--- START OF Data supplied ---
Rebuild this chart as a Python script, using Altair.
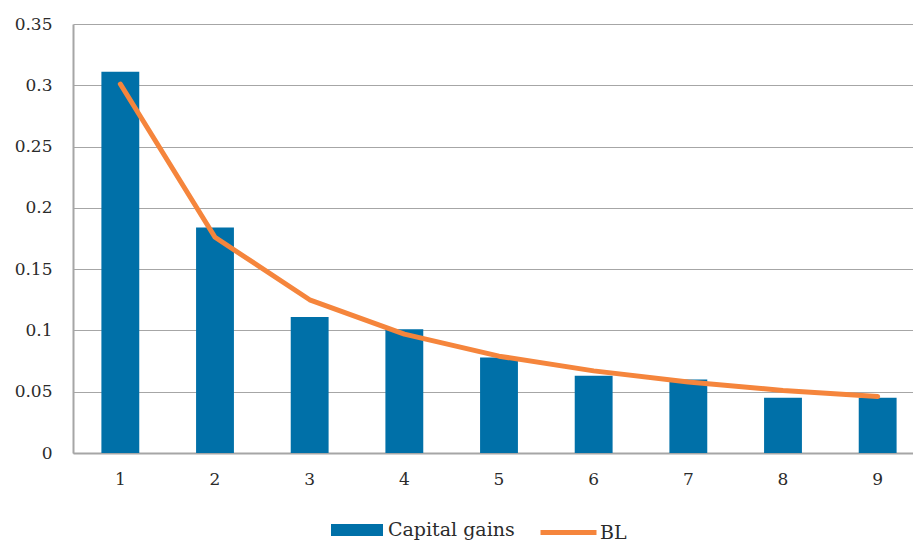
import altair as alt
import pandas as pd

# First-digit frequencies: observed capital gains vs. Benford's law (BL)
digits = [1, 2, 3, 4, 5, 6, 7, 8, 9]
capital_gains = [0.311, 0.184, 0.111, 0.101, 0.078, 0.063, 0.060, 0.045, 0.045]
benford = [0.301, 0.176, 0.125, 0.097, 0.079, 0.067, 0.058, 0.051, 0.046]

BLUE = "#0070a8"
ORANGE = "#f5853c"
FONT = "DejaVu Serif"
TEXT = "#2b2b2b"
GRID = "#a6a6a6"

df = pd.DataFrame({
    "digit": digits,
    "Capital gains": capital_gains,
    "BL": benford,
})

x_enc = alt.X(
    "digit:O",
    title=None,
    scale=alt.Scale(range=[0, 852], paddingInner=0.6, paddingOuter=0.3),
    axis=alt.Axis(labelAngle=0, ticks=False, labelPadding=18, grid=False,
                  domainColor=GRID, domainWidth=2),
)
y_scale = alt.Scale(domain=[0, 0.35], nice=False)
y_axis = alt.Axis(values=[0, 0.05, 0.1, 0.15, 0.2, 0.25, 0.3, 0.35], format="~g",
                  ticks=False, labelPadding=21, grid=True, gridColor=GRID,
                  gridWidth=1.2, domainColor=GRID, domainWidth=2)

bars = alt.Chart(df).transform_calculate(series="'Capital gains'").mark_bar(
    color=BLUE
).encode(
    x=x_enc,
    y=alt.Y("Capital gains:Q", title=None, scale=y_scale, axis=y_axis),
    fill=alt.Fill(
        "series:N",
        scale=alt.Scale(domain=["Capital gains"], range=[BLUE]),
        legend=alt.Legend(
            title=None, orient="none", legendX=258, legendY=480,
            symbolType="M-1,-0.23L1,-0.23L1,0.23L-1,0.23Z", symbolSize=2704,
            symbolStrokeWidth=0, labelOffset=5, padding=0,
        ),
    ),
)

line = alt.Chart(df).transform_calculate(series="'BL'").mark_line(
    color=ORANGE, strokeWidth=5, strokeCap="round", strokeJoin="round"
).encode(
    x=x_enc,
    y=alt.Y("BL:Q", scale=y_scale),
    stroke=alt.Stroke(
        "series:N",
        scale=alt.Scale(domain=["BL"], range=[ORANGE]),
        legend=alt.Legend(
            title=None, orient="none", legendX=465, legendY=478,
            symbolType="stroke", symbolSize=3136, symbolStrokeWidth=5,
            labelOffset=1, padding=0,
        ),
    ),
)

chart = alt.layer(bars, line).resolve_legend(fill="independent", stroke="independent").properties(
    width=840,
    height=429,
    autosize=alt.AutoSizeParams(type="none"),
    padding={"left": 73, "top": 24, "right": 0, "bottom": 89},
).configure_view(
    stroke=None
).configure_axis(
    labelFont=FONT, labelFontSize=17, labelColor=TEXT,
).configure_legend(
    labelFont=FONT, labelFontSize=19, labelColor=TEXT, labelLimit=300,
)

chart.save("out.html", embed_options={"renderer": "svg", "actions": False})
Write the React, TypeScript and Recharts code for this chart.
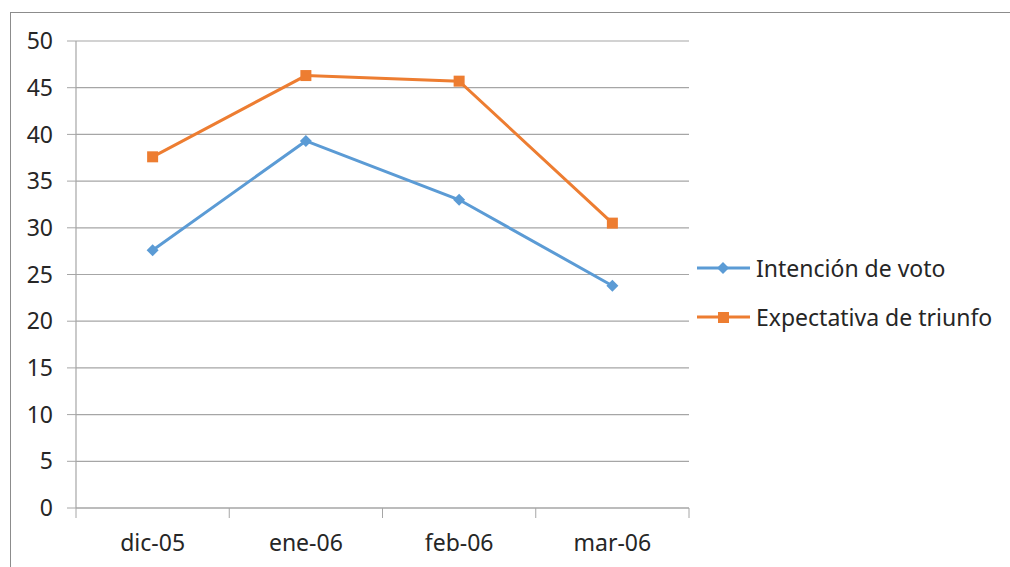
--- END OF Data supplied ---
The task: Find every line in the records above that contains the word "this", and copy each one.

Problem solution:
Rebuild this chart as a Python script, using Altair.
Write the React, TypeScript and Recharts code for this chart.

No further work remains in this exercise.